Green Peas to adorn Himachal’s cold deserts

Agricultural experts told IANS that fearing that the Covid-19 lockdown would hamper marketing of their cash crops the farmers last year went for cultivating the black peas in the sole cultivation season that is less than five months from May.

“Last year a majority of farmers were uncertain about the marketing of the produce amid the countrywide lockdowns. So they preferred the cultivation of the black peas owing to its longer shelf life,” the state Agriculture Department’s Block Technology Manager Sujata Negi, who is based in Kaza, told IANS over phone.

“Since the black pea is used largely for personal consumption, they still have enough stock. Secondly, this year inter-state movement is allowed amid the Covid-induced lockdowns, the farmers are confident that they could easily market the produce in the neighbouring states of Punjab, Haryana and Delhi, where it commands good profit,” she said.

The major markets are in Punjab, Haryana and Delhi, with Solan town in Himachal Pradesh being a major hub for vegetable trade.

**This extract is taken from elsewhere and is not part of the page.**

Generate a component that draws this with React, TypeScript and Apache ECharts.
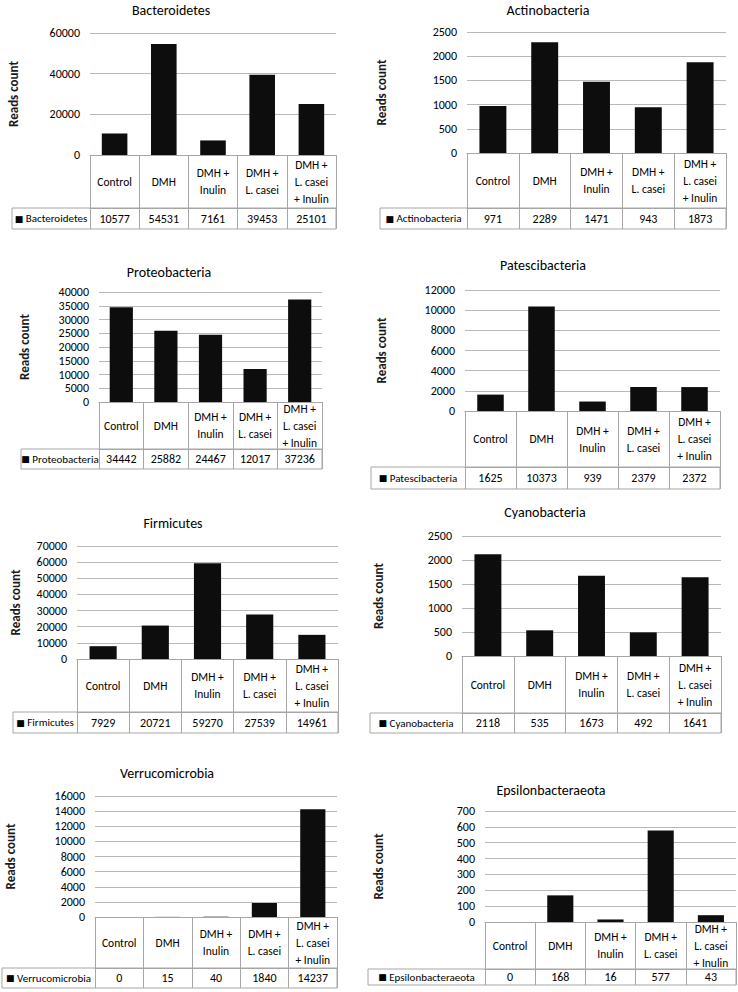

Nearly 1,500 farmers in the Spiti Valley, with a population of 12,000, are doing one hundred per cent natural farming with no use of chemicals. They have also been growing other vegetable crops like cabbage, cauliflower and barley.

“This season the farmers’ focus is more on cultivating the green peas for more revenue earning and it suits the agro-climatic conditions too,” Negi added.

Spiti Valley, the paradise that straddles both India and Tibet comprising over two dozen small and scattered villages, remains cut off owing to heavy snow accumulation for at least six months a year.

It reopens once the snow starts thawing after mid-April.

Experts say this time the sowing of vegetables is late owing to an extended winter.

“We have just finished the sowing of peas. The crop will be ready for harvesting in late August or early September. Since the shelf life of the green peas is at least 10 days, they can be easily transported to Chandigarh and Delhi for marketing,” said farmer Tashi Bodh, who is settled on the outskirts of Kaza, some 320 km from the state capital.

According to him, the area is known for producing disease-free high variety peas grown in natural conditions.

“Our peas command a good market in the plains in September when the crop is not coming from elsewhere. At that time the returns are more than double,” another grower Sonam Dolkar added.

The cash crops at an altitude ranging between 3,000 metres and 4,000 metres that receives negligible rainfall are grown in summer and cultivated in August-September.

The farming is largely based on the snow-fed ‘kul’ irrigation system — channels to carry water from the glacier to the fields.

Block Technology Manager Negi said most of the farmers adopt zero-budget natural farming, a chemical-free method. They normally go for multi-cropping in the total cultivation area of 1,230 hectares.

Cultivation of exotic vegetables in poly-houses is also coming up in a big way.